The Dublin based business — which owns Yankee Magazine, The Old Farmer’s Almanac, New Hampshire Magazine, NH Business Review, ParentingNH and other publications — formed an employee stock ownership plan (ESOP) on June 30.
ESOPs are a way for family-owned business to keep their business intact. Yankee, which has been family owned for 84 years, now has 17 owners including the fourth generation, with no clear successor, Jamie Trowbridge, president and CEO — and a third-generation owner himself — explained to NH Business Review.
“The family members were all in favor of this,” said Trowbridge, who has been working on the plan to transition the company to an ESOP for the last 2 1/2 years. “The alternative would probably have been to sell the assets off to different buyers, breaking up the company, and perhaps moving pieces elsewhere. That was unacceptable to us. We didn’t like the idea of good paying jobs leaving New Hampshire.”
Transitioning to an ESOP allowed the company, and its employees, to “control their destiny,” Trowbridge said.
Yankee, which employs 85 people with the recent acquisition of Family Tree Magazine, is now one of 30 ESOPs in New Hampshire covering 3,100 employees, and one of the 7,000 ESOPs nationwide covering 13.5 million employees. Under ESOPs, employees don’t have to pay for their shares, which they can cash in when they leave the company. Unlike worker-owned cooperatives, employees don’t have any say in running the company, though they would get to vote on a major change of ownership, such as buy out or a merger.

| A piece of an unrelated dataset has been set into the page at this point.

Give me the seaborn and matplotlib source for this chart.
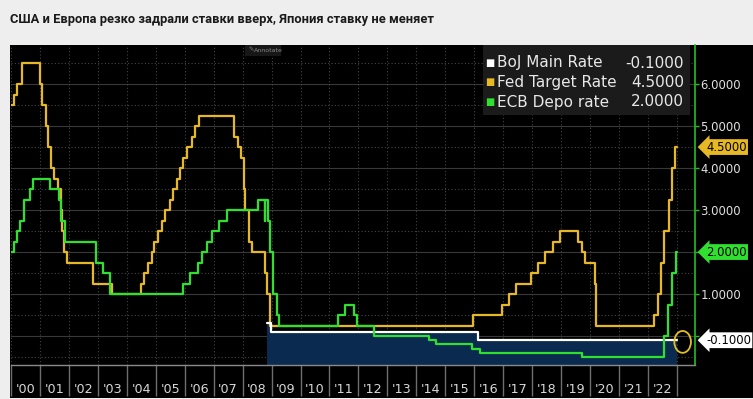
import pandas as pd
import matplotlib
matplotlib.use("Agg")
import matplotlib.pyplot as plt
import matplotlib.transforms as mtransforms
from matplotlib.patches import Rectangle, Ellipse
import seaborn as sns

# ---------- Data ----------
fed_dates = ["2000-01-01", "2000-02-02", "2000-03-21", "2000-05-16",
             "2001-01-03", "2001-01-31", "2001-03-20", "2001-04-18", "2001-05-15",
             "2001-06-27", "2001-08-21", "2001-09-17", "2001-10-02", "2001-11-06",
             "2001-12-11", "2002-11-06", "2003-06-25",
             "2004-06-30", "2004-08-10", "2004-09-21", "2004-11-10", "2004-12-14",
             "2005-02-02", "2005-03-22", "2005-05-03", "2005-06-30", "2005-08-09",
             "2005-09-20", "2005-11-01", "2005-12-13",
             "2006-01-31", "2006-03-28", "2006-05-10", "2006-06-29",
             "2007-09-18", "2007-10-31", "2007-12-11",
             "2008-01-22", "2008-01-30", "2008-03-18", "2008-04-30", "2008-10-08",
             "2008-10-29", "2008-12-16",
             "2015-12-16", "2016-12-14", "2017-03-15", "2017-06-14", "2017-12-13",
             "2018-03-21", "2018-06-13", "2018-09-26", "2018-12-19",
             "2019-07-31", "2019-09-18", "2019-10-30", "2020-03-03", "2020-03-15",
             "2022-03-16", "2022-05-04", "2022-06-15", "2022-07-27", "2022-09-21",
             "2022-11-02", "2022-12-14", "2023-01-05"]
fed_rates = [5.5, 5.75, 6.0, 6.5,
             6.0, 5.5, 5.0, 4.5, 4.0,
             3.75, 3.5, 3.0, 2.5, 2.0,
             1.75, 1.25, 1.0,
             1.25, 1.5, 1.75, 2.0, 2.25,
             2.5, 2.75, 3.0, 3.25, 3.5,
             3.75, 4.0, 4.25,
             4.5, 4.75, 5.0, 5.25,
             4.75, 4.5, 4.25,
             3.5, 3.0, 2.25, 2.0, 1.5,
             1.0, 0.25,
             0.5, 0.75, 1.0, 1.25, 1.5,
             1.75, 2.0, 2.25, 2.5,
             2.25, 2.0, 1.75, 1.25, 0.25,
             0.5, 1.0, 1.75, 2.5, 3.25,
             4.0, 4.5, 4.5]

ecb_dates = ["2000-01-01", "2000-02-04", "2000-03-17", "2000-04-28", "2000-06-09",
             "2000-09-01", "2000-10-06", "2001-05-11", "2001-08-31", "2001-09-18",
             "2001-11-09", "2002-12-06", "2003-03-07", "2003-06-06",
             "2005-12-06", "2006-03-08", "2006-06-15", "2006-08-09", "2006-10-11",
             "2006-12-13", "2007-03-14", "2007-06-13", "2008-07-09", "2008-10-08",
             "2008-10-09", "2008-11-12", "2008-12-10", "2009-01-21", "2009-03-11",
             "2009-04-08", "2011-04-13", "2011-07-13", "2011-11-09", "2011-12-14",
             "2012-07-11", "2014-06-11", "2014-09-10", "2015-12-09", "2016-03-16",
             "2019-09-18", "2022-07-27", "2022-09-14", "2022-11-02", "2022-12-21",
             "2023-01-05"]
ecb_rates = [2.0, 2.25, 2.5, 2.75, 3.25,
             3.5, 3.75, 3.5, 3.25, 2.75,
             2.25, 1.75, 1.5, 1.0,
             1.25, 1.5, 1.75, 2.0, 2.25,
             2.5, 2.75, 3.0, 3.25, 2.75,
             3.25, 2.75, 2.0, 1.0, 0.5,
             0.25, 0.5, 0.75, 0.5, 0.25,
             0.0, -0.1, -0.2, -0.3, -0.4,
             -0.5, 0.0, 0.75, 1.5, 2.0,
             2.0]

boj_dates = ["2008-10-31", "2008-12-19", "2016-02-16", "2023-01-05"]
boj_rates = [0.3, 0.1, -0.1, -0.1]

years = list(range(2000, 2024))
year_labels = ["'%02d" % (y % 100) for y in range(2000, 2023)]
y_ticks = [0, 1, 2, 3, 4, 5, 6]
y_ticklabels = ["", "1.0000", "", "3.0000", "4.0000", "5.0000", "6.0000"]

legend_names = ["BoJ Main Rate", "Fed Target Rate", "ECB Depo rate"]
legend_values = ["-0.1000", "4.5000", "2.0000"]
tag_values = [-0.1, 4.5, 2.0]

title = "США и Европа резко задрали ставки вверх, Япония ставку не меняет"

# ---------- Style ----------
W, H = 753, 399
BOJ_C, FED_C, ECB_C = "#ffffff", "#e6b823", "#2fe02f"
colors = [BOJ_C, FED_C, ECB_C]


def fx(x):
    return x / W


def fy(y):
    return 1 - y / H


sns.set_style("dark")
fig = plt.figure(figsize=(W / 100, H / 100), dpi=100, facecolor="#eeeeee")

# black terminal panel
fig.patches.append(Rectangle((fx(10), fy(398)), fx(753) - fx(10), fy(45) - fy(398),
                             transform=fig.transFigure, fc="black", ec="none", zorder=-5))

ax = fig.add_axes([fx(11), fy(365), fx(695) - fx(11), fy(45) - fy(365)])
ax.set_facecolor("black")

# grid
for i in range(-1, 14):
    v = i * 0.5
    if i % 2 == 0:
        ax.axhline(v, color="#383838", lw=0.8, zorder=0)
    else:
        ax.axhline(v, color="#444444", lw=0.8, ls=(0, (1, 2)), zorder=0)
for y in years:
    ax.axvline(pd.Timestamp(f"{y}-01-01"), color="#444444", lw=0.8, ls=(0, (1, 2)), zorder=0)

# BoJ shaded area
ax.fill_between(pd.to_datetime(boj_dates), boj_rates, -0.69, step="post",
                color="#0b2a4f", lw=0, zorder=1)

fed = pd.DataFrame({"date": pd.to_datetime(fed_dates), "rate": fed_rates})
ecb = pd.DataFrame({"date": pd.to_datetime(ecb_dates), "rate": ecb_rates})
boj = pd.DataFrame({"date": pd.to_datetime(boj_dates), "rate": boj_rates})

sns.lineplot(data=fed, x="date", y="rate", drawstyle="steps-post", color=FED_C,
             lw=1.6, estimator=None, ax=ax, zorder=3)
sns.lineplot(data=boj, x="date", y="rate", drawstyle="steps-post", color=BOJ_C,
             lw=1.6, estimator=None, ax=ax, zorder=3)
sns.lineplot(data=ecb, x="date", y="rate", drawstyle="steps-post", color=ECB_C,
             lw=1.6, estimator=None, ax=ax, zorder=4)

ax.set_xlim(pd.Timestamp("2000-01-01"), pd.Timestamp("2023-08-18"))
ax.set_ylim(-0.69, 6.93)
ax.set_xlabel("")
ax.set_ylabel("")

for s in ["top", "left"]:
    ax.spines[s].set_visible(False)
ax.spines["right"].set_color("#22c022")
ax.spines["right"].set_linewidth(1.2)
ax.spines["bottom"].set_color("#8a8a8a")
ax.spines["bottom"].set_linewidth(1.0)

# right axis
ax.yaxis.tick_right()
ax.set_yticks(y_ticks)
ax.set_yticklabels(y_ticklabels)
ax.tick_params(axis="y", right=True, left=False, colors="#22c022", labelcolor="#e0e0e0",
               length=3, width=1, labelsize=8.4, pad=1)

# x axis: separators at year starts, labels at mid-year
ax.set_xticks([pd.Timestamp(f"{y}-01-01") for y in years])
ax.set_xticklabels([""] * len(years))
ax.set_xticks([pd.Timestamp(f"{y}-07-02") for y in range(2000, 2023)], minor=True)
ax.set_xticklabels(year_labels, minor=True)
ax.tick_params(axis="x", which="major", bottom=True, length=22, width=1, color="#6e6e6e",
               direction="out")
ax.tick_params(axis="x", which="minor", bottom=True, length=0, pad=13, labelsize=9.2,
               labelcolor="#d8d8d8")

# last value tags
blend = mtransforms.blended_transform_factory(ax.transAxes, ax.transData)
for v, c in zip(tag_values, colors):
    ax.text(1.016, v, f"{v:.4f}", transform=blend, ha="left", va="center",
            fontsize=8.4, color="black", clip_on=False, zorder=6,
            bbox=dict(boxstyle="larrow,pad=0.12", fc=c, ec="none"))

# circle around the end point
ax.add_patch(Ellipse((pd.Timestamp("2023-03-15").toordinal() - 719163, -0.14),
                     width=210, height=0.52, fill=False, ec="#e2c020", lw=1.3, zorder=6))

# legend panel
fig.patches.append(Rectangle((fx(483), fy(115)), fx(690) - fx(483), fy(45) - fy(115),
                             transform=fig.transFigure, fc="#1b1b1b", ec="none", zorder=5))
for i, (name, val, c) in enumerate(zip(legend_names, legend_values, colors)):
    yy = fy(63 + i * 19.5)
    fig.text(fx(485), yy, "■", color=c, fontsize=7, va="center", zorder=6)
    fig.text(fx(497), yy, name, color="#e8e8e8", fontsize=11, va="center", zorder=6)
    fig.text(fx(684), yy, val, color="#e8e8e8", fontsize=11, va="center", ha="right", zorder=6)

# "Annotate" button
fig.patches.append(Rectangle((fx(245), fy(56)), fx(281) - fx(245), fy(45) - fy(56),
                             transform=fig.transFigure, fc="#171717", ec="none", zorder=5))
fig.text(fx(248), fy(50), "✎", color="#808080", fontsize=4.5, va="center", zorder=6)
fig.text(fx(254), fy(50), "Annotate", color="#8a8a8a", fontsize=4.5, va="center", zorder=6)

fig.text(fx(10), fy(19), title, color="#1a1a1a", fontsize=9.3, fontweight="bold",
         family="Roboto", va="center")

fig.savefig("out.png", dpi=100, facecolor=fig.get_facecolor())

The ESOP is represented by a trustee hired by the company.
Employees also can’t fully realize their shares right away. Under Yankee’s plan it will take six years for an employee to be fully vested, unless they retire after they turn 65, or leave the company due to disability or death. The shares also won’t have much value at first because of the debt undertaken to pay off family owners, but the value could accumulate quickly as the company uses its profits to pay down debt. Even when employees do cash out, the money is only paid out over a period of years, to conserve cash flow.
Promoters of ESOPs say it gives employee a culture of ownership over the business, increasing productivity and cooperation by reducing turnover and encouraging workers to come up with solutions to make money and cut costs.
There are also certain tax advantages. After 30% of the company is sold, any capital gain taxes are deferred when sellers reinvest in qualified replacement property, and when the company is entirely employee-owned, it doesn’t have to pay any income tax as a corporation, though it’s employee-owners do when they cash out.
Trowbridge said that as the company pays down its debt, it gradually plans to transfer the rest of the company — the remaining 70% — to the ESOP over the next dozen years.